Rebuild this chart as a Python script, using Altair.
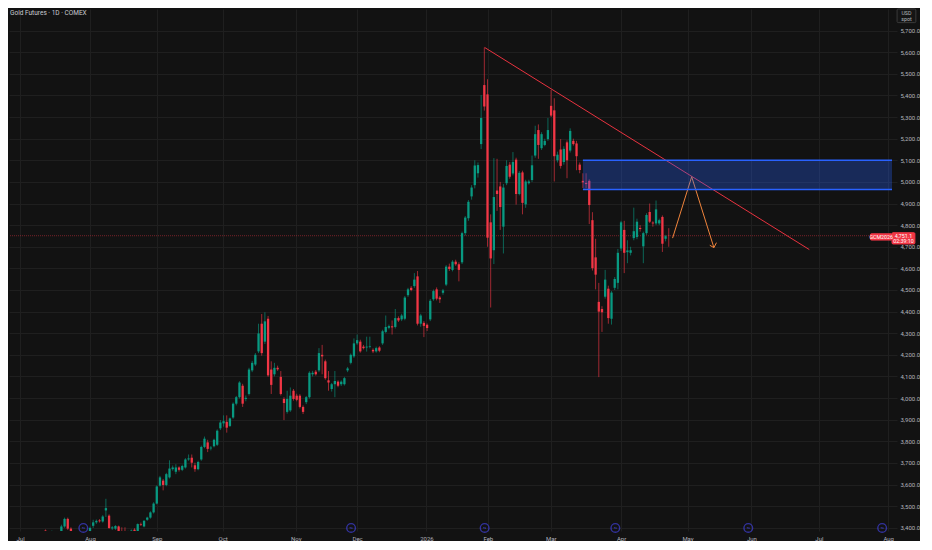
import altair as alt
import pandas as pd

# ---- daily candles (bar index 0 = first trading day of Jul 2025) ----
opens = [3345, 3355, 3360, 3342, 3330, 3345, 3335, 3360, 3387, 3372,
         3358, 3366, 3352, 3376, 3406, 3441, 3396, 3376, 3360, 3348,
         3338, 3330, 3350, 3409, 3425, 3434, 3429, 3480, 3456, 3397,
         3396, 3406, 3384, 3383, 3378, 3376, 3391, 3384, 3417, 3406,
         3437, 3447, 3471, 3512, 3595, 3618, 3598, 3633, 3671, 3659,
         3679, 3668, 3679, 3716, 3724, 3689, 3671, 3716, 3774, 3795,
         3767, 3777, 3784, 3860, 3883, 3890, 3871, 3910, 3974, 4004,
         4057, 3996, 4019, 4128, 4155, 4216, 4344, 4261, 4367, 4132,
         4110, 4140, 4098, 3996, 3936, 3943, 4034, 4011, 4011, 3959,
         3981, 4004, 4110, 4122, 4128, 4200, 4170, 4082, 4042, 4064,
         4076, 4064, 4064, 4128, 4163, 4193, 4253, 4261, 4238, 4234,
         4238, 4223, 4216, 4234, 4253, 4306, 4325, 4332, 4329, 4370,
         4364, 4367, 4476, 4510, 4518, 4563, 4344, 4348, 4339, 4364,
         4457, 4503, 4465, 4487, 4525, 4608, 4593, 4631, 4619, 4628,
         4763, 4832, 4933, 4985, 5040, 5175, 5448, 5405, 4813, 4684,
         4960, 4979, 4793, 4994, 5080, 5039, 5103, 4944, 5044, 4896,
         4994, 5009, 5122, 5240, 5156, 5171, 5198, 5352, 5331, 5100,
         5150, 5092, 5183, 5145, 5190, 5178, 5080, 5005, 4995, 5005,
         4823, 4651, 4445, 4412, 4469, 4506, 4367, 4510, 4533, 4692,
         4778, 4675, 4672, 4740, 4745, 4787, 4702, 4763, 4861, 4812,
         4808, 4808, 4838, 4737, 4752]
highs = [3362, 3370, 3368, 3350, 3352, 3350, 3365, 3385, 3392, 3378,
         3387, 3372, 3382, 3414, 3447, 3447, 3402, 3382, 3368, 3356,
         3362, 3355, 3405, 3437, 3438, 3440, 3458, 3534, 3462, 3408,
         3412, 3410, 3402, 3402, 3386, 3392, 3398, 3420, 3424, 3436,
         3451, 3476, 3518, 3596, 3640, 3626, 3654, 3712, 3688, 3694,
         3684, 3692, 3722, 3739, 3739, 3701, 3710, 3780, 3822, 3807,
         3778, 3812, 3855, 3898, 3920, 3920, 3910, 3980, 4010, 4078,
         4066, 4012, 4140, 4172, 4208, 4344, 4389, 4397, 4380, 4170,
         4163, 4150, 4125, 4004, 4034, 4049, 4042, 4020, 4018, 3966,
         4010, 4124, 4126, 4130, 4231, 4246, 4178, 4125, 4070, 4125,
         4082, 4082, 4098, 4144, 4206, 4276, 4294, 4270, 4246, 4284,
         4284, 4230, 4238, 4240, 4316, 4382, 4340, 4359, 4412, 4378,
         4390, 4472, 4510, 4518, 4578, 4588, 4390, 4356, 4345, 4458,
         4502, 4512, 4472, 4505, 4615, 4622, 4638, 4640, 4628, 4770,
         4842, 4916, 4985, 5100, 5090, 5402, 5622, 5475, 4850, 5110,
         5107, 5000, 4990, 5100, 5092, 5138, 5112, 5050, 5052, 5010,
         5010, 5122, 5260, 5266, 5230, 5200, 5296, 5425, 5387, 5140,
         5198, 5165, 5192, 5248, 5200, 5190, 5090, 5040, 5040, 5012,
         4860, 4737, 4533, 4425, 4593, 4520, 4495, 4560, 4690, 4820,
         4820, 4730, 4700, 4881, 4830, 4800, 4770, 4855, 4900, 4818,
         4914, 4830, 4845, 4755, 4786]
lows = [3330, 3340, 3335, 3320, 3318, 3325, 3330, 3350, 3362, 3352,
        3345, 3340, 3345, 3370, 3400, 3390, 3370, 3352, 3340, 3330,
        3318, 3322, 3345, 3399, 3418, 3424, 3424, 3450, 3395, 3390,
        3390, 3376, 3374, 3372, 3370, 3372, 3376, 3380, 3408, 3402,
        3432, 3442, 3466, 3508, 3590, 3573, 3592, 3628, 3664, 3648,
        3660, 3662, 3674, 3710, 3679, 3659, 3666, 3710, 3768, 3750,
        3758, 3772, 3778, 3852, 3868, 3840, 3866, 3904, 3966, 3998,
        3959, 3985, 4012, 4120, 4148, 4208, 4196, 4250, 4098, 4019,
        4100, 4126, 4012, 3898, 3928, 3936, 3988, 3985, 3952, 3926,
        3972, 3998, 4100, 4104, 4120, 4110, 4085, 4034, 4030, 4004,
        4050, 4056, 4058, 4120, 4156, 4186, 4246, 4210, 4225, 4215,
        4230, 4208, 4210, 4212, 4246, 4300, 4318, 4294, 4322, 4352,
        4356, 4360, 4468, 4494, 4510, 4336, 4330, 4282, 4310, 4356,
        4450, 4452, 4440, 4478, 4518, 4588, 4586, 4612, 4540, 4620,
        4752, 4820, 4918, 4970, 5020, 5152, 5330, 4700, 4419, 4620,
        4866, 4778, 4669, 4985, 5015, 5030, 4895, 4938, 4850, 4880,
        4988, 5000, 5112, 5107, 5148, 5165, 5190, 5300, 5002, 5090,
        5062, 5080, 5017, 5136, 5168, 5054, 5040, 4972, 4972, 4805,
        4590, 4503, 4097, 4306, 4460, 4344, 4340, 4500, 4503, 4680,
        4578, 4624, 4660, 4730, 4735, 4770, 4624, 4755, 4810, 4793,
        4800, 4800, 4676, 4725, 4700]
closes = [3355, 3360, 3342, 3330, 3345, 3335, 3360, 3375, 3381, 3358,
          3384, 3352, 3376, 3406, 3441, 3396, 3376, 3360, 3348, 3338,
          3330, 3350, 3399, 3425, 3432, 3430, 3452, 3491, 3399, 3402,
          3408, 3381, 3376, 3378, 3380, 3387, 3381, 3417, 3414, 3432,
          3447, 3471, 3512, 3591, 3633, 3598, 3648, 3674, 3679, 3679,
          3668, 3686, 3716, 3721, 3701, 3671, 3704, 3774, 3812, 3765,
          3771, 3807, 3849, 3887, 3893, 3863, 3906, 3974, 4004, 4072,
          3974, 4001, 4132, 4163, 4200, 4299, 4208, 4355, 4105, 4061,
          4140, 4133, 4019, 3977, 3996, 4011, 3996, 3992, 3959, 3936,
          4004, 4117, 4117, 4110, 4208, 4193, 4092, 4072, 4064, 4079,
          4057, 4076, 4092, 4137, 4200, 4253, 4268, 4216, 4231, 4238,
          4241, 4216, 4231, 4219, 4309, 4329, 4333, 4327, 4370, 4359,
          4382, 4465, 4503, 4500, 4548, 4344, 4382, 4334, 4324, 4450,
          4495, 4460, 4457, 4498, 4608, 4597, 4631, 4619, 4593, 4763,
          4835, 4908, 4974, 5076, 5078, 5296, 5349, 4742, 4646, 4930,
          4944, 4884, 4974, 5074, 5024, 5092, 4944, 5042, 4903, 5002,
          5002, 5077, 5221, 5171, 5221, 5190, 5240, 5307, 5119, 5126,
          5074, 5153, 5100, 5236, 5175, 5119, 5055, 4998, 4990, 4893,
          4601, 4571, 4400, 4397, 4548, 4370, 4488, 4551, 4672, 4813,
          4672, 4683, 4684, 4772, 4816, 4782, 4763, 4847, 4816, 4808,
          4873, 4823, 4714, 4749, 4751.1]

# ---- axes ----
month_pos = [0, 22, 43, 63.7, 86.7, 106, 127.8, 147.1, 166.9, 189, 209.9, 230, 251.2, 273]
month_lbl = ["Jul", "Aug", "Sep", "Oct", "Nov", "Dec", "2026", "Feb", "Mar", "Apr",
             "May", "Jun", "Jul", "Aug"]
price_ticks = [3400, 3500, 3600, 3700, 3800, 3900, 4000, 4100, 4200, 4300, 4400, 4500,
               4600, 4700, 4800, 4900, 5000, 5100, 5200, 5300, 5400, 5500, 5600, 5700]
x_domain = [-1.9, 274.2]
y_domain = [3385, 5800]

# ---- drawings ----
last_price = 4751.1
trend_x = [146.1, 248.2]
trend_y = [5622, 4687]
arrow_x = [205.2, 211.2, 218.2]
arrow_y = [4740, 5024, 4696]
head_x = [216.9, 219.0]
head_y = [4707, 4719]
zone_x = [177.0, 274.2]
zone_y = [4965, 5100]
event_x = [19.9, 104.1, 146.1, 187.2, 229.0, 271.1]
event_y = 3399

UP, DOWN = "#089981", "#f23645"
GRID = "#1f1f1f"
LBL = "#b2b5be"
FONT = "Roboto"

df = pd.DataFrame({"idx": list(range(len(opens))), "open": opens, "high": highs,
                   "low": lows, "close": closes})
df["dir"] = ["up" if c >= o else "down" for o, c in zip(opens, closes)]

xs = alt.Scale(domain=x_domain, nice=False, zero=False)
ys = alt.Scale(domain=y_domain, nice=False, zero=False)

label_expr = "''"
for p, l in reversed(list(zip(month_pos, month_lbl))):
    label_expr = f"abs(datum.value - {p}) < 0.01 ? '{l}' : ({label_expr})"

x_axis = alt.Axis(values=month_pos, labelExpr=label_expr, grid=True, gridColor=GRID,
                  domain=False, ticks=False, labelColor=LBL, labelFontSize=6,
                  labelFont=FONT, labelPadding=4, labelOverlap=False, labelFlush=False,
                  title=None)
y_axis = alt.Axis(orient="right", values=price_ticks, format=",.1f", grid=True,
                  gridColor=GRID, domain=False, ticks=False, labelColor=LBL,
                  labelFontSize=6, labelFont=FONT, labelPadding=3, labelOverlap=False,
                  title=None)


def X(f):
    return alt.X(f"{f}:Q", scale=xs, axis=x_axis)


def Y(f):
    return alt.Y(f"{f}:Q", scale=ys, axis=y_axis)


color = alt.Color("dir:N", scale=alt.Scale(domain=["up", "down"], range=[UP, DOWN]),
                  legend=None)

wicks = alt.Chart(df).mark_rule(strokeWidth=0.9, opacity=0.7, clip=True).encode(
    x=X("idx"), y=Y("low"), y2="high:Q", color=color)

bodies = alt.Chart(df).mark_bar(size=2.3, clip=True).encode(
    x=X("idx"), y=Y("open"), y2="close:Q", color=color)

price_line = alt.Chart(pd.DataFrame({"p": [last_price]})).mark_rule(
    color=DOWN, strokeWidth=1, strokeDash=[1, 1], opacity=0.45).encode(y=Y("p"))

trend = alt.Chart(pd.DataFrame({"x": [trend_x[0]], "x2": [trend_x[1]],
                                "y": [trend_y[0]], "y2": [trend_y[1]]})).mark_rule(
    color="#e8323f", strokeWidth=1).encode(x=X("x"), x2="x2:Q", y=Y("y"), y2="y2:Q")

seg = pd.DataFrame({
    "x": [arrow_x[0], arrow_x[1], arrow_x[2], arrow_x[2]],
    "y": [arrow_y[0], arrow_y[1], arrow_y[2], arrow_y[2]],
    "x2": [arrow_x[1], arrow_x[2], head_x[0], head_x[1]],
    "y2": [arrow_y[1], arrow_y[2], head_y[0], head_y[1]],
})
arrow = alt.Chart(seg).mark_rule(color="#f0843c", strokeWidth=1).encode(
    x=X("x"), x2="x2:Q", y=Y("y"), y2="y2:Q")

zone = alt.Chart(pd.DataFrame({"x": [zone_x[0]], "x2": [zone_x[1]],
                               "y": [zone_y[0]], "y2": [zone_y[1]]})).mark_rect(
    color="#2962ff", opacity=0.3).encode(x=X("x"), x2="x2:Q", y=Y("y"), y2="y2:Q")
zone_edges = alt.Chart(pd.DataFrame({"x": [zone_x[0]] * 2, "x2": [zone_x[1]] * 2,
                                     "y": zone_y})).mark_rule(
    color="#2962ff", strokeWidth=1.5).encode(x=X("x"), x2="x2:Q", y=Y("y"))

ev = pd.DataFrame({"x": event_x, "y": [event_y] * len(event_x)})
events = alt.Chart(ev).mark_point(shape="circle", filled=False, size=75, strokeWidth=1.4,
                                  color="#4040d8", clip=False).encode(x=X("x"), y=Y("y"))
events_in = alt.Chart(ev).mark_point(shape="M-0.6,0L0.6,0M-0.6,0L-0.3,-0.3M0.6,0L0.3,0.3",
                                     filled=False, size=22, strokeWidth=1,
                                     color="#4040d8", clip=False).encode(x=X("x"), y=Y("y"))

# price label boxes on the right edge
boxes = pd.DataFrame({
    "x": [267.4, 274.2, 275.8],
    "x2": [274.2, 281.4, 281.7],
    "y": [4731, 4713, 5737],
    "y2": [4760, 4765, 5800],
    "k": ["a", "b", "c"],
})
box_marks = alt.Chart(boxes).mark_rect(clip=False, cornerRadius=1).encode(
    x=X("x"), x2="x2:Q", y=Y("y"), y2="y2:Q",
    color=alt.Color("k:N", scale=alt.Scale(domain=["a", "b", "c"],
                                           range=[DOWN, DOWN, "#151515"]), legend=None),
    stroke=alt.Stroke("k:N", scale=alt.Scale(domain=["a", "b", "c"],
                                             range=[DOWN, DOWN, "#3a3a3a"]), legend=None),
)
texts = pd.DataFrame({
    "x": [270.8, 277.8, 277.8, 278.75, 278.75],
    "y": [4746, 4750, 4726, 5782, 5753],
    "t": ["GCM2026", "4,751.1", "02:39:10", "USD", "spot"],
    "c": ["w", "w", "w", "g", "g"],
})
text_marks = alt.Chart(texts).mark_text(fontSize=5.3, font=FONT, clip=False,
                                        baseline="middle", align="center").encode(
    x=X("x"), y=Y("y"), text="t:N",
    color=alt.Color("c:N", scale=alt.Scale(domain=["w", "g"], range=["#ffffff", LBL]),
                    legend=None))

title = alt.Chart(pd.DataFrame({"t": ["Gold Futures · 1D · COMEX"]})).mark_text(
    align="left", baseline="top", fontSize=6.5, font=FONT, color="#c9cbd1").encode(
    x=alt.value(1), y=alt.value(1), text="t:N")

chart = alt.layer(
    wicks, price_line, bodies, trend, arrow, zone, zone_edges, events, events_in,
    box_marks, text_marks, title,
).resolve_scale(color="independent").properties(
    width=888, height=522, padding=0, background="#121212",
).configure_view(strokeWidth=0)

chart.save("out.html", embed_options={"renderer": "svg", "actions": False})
________________________
**Request**
Return nothing but the lines running from the start of the data to the line with "import pandas as pd", please, both ends included and no pictures.

**Written answer**
Rebuild this chart as a Python script, using Altair.
import altair as alt
import pandas as pd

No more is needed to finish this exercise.